Omit all pictures, then retype the data exactly as given.

RECORDED DATA —
===
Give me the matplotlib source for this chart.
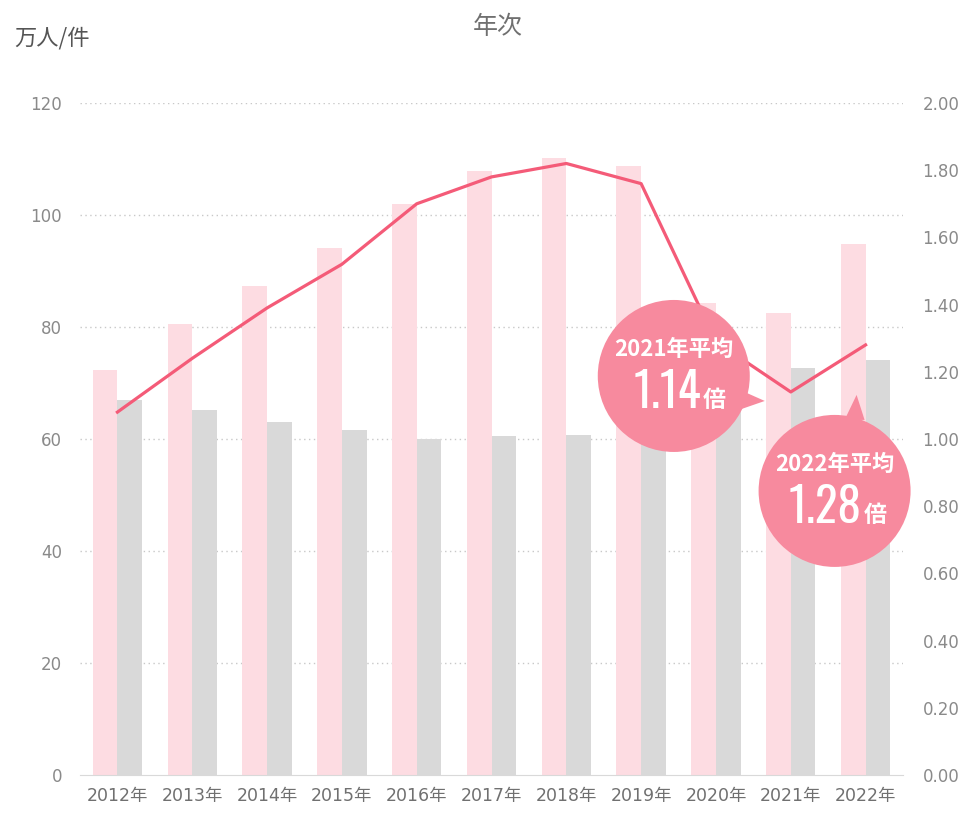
import matplotlib
matplotlib.use("Agg")
import matplotlib.pyplot as plt
from matplotlib import font_manager
from matplotlib.patches import Circle, Polygon
import numpy as np

plt.rcParams['font.family'] = ['Noto Sans CJK JP', 'DejaVu Sans']

# data
years = ['2012年', '2013年', '2014年', '2015年', '2016年', '2017年',
         '2018年', '2019年', '2020年', '2021年', '2022年']
applicants = [72.3, 80.5, 87.3, 94.1, 102.0, 107.9, 110.2, 108.8, 84.3, 82.5, 94.8]
openings = [67.0, 65.2, 63.0, 61.6, 60.0, 60.5, 60.7, 61.8, 65.3, 72.7, 74.1]
ratio = [1.08, 1.24, 1.39, 1.52, 1.70, 1.78, 1.82, 1.76, 1.29, 1.14, 1.28]
left_ticks = [0, 20, 40, 60, 80, 100, 120]
right_ticks = [0.0, 0.2, 0.4, 0.6, 0.8, 1.0, 1.2, 1.4, 1.6, 1.8, 2.0]
callouts = [(9, '2021年平均', '1.14'), (10, '2022年平均', '1.28')]

PINK = '#FDDCE2'
GRAY = '#D9D9D9'
LINE = '#F45B78'
BUBBLE = '#F78A9E'
TXT = '#707070'
TICKFONT = ['DejaVu Sans', 'Noto Sans CJK JP']


def pick_font(cands):
    # first condensed face that is actually installed
    for name, size in cands:
        try:
            font_manager.findfont(font_manager.FontProperties(family=name),
                                  fallback_to_default=False)
            return name, size
        except Exception:
            pass
    return 'Noto Sans CJK JP', 28


num_font, num_size = pick_font([('Oswald', 34), ('Roboto Condensed', 34),
                                ('Liberation Sans Narrow', 36),
                                ('DejaVu Sans Condensed', 28)])

W, H = 967, 815
fig = plt.figure(figsize=(W / 100, H / 100), dpi=100)
ax = fig.add_axes([80 / W, 40 / H, 823 / W, 672 / H])
x = np.arange(len(years))
bw = 0.33
ax.bar(x - bw / 2, applicants, bw, color=PINK, zorder=2)
ax.bar(x + bw / 2, openings, bw, color=GRAY, zorder=2)
ax.set_xlim(-0.5, len(years) - 0.5)
ax.set_ylim(0, 120)
ax.set_yticks(left_ticks)
ax.set_xticks(x)
ax.set_xticklabels(years, family=TICKFONT)
ax.set_yticklabels([str(v) for v in left_ticks], family=TICKFONT)
for v in left_ticks[1:]:
    ax.axhline(v, color='#C8C8C8', lw=1, ls=(0, (1, 2.5)), zorder=1)
for s in ['top', 'left', 'right']:
    ax.spines[s].set_visible(False)
ax.spines['bottom'].set_color('#D9D9D9')
ax.tick_params(axis='y', length=0, pad=13, labelsize=12, labelcolor='#8A8A8A')
ax.tick_params(axis='x', length=0, pad=9, labelsize=12.5, labelcolor='#707070')

ax2 = ax.twinx()
ax2.plot(x, ratio, color=LINE, lw=2.3, zorder=5)
ax2.set_ylim(0, 2.0)
ax2.set_yticks(right_ticks)
ax2.set_yticklabels([f'{v:.2f}' for v in right_ticks], family=TICKFONT)
for s in ['top', 'left', 'right', 'bottom']:
    ax2.spines[s].set_visible(False)
ax2.tick_params(axis='y', length=0, pad=14, labelsize=12, labelcolor='#8A8A8A')

fig.text(498 / W, 1 - 27 / H, '年次', ha='center', va='center',
         fontsize=18, color=TXT)
fig.text(14 / W, 1 - 38 / H, '万人/件', ha='left', va='center',
         fontsize=16, color='#555555')

# callout bubbles, placed relative to the line point they refer to
ov = fig.add_axes([0, 0, 1, 1], zorder=10)
ov.set_xlim(0, W)
ov.set_ylim(H, 0)
ov.axis('off')
ov.patch.set_alpha(0)

shapes = {
    9: dict(c=(-117, -16), tail=[(-44, 1), (-26, 9), (-52, 18)]),
    10: dict(c=(-31, 146), tail=[(-21, 75), (-9, 50), (-1, 75)]),
}
for i, label, num in callouts:
    dx, dy = ax2.transData.transform((i, ratio[i]))
    px, py = dx, H - dy
    sh = shapes[i]
    cx, cy = px + sh['c'][0], py + sh['c'][1]
    ov.add_patch(Circle((cx, cy), 76, color=BUBBLE, lw=0))
    ov.add_patch(Polygon([(px + a, py + b) for a, b in sh['tail']],
                         closed=True, color=BUBBLE, lw=0))
    ov.text(cx, cy - 26, label, ha='center', va='center', color='white',
            fontsize=16, fontweight='bold')
    ov.text(cx + 27, cy + 17, num, ha='right', va='center', color='white',
            fontsize=num_size, fontweight='bold', family=[num_font, 'DejaVu Sans'])
    ov.text(cx + 29, cy + 25, '倍', ha='left', va='center', color='white',
            fontsize=16.5, fontweight='bold')

fig.savefig('out.png', dpi=100)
===
THE SOLUTION —
Give me the matplotlib source for this chart.
import matplotlib
matplotlib.use("Agg")
import matplotlib.pyplot as plt
from matplotlib import font_manager
from matplotlib.patches import Circle, Polygon
import numpy as np

plt.rcParams['font.family'] = ['Noto Sans CJK JP', 'DejaVu Sans']

# data
years = ['2012年', '2013年', '2014年', '2015年', '2016年', '2017年',
         '2018年', '2019年', '2020年', '2021年', '2022年']
applicants = [72.3, 80.5, 87.3, 94.1, 102.0, 107.9, 110.2, 108.8, 84.3, 82.5, 94.8]
openings = [67.0, 65.2, 63.0, 61.6, 60.0, 60.5, 60.7, 61.8, 65.3, 72.7, 74.1]
ratio = [1.08, 1.24, 1.39, 1.52, 1.70, 1.78, 1.82, 1.76, 1.29, 1.14, 1.28]
left_ticks = [0, 20, 40, 60, 80, 100, 120]
right_ticks = [0.0, 0.2, 0.4, 0.6, 0.8, 1.0, 1.2, 1.4, 1.6, 1.8, 2.0]
callouts = [(9, '2021年平均', '1.14'), (10, '2022年平均', '1.28')]

PINK = '#FDDCE2'
GRAY = '#D9D9D9'
LINE = '#F45B78'
BUBBLE = '#F78A9E'
TXT = '#707070'
TICKFONT = ['DejaVu Sans', 'Noto Sans CJK JP']


def pick_font(cands):
    # first condensed face that is actually installed
    for name, size in cands:
        try:
            font_manager.findfont(font_manager.FontProperties(family=name),
                                  fallback_to_default=False)
            return name, size
        except Exception:
            pass
    return 'Noto Sans CJK JP', 28


num_font, num_size = pick_font([('Oswald', 34), ('Roboto Condensed', 34),
                                ('Liberation Sans Narrow', 36),
                                ('DejaVu Sans Condensed', 28)])

W, H = 967, 815
fig = plt.figure(figsize=(W / 100, H / 100), dpi=100)
ax = fig.add_axes([80 / W, 40 / H, 823 / W, 672 / H])
x = np.arange(len(years))
bw = 0.33
ax.bar(x - bw / 2, applicants, bw, color=PINK, zorder=2)
ax.bar(x + bw / 2, openings, bw, color=GRAY, zorder=2)
ax.set_xlim(-0.5, len(years) - 0.5)
ax.set_ylim(0, 120)
ax.set_yticks(left_ticks)
ax.set_xticks(x)
ax.set_xticklabels(years, family=TICKFONT)
ax.set_yticklabels([str(v) for v in left_ticks], family=TICKFONT)
for v in left_ticks[1:]:
    ax.axhline(v, color='#C8C8C8', lw=1, ls=(0, (1, 2.5)), zorder=1)
for s in ['top', 'left', 'right']:
    ax.spines[s].set_visible(False)
ax.spines['bottom'].set_color('#D9D9D9')
ax.tick_params(axis='y', length=0, pad=13, labelsize=12, labelcolor='#8A8A8A')
ax.tick_params(axis='x', length=0, pad=9, labelsize=12.5, labelcolor='#707070')

ax2 = ax.twinx()
ax2.plot(x, ratio, color=LINE, lw=2.3, zorder=5)
ax2.set_ylim(0, 2.0)
ax2.set_yticks(right_ticks)
ax2.set_yticklabels([f'{v:.2f}' for v in right_ticks], family=TICKFONT)
for s in ['top', 'left', 'right', 'bottom']:
    ax2.spines[s].set_visible(False)
ax2.tick_params(axis='y', length=0, pad=14, labelsize=12, labelcolor='#8A8A8A')

fig.text(498 / W, 1 - 27 / H, '年次', ha='center', va='center',
         fontsize=18, color=TXT)
fig.text(14 / W, 1 - 38 / H, '万人/件', ha='left', va='center',
         fontsize=16, color='#555555')

# callout bubbles, placed relative to the line point they refer to
ov = fig.add_axes([0, 0, 1, 1], zorder=10)
ov.set_xlim(0, W)
ov.set_ylim(H, 0)
ov.axis('off')
ov.patch.set_alpha(0)

shapes = {
    9: dict(c=(-117, -16), tail=[(-44, 1), (-26, 9), (-52, 18)]),
    10: dict(c=(-31, 146), tail=[(-21, 75), (-9, 50), (-1, 75)]),
}
for i, label, num in callouts:
    dx, dy = ax2.transData.transform((i, ratio[i]))
    px, py = dx, H - dy
    sh = shapes[i]
    cx, cy = px + sh['c'][0], py + sh['c'][1]
    ov.add_patch(Circle((cx, cy), 76, color=BUBBLE, lw=0))
    ov.add_patch(Polygon([(px + a, py + b) for a, b in sh['tail']],
                         closed=True, color=BUBBLE, lw=0))
    ov.text(cx, cy - 26, label, ha='center', va='center', color='white',
            fontsize=16, fontweight='bold')
    ov.text(cx + 27, cy + 17, num, ha='right', va='center', color='white',
            fontsize=num_size, fontweight='bold', family=[num_font, 'DejaVu Sans'])
    ov.text(cx + 29, cy + 25, '倍', ha='left', va='center', color='white',
            fontsize=16.5, fontweight='bold')

fig.savefig('out.png', dpi=100)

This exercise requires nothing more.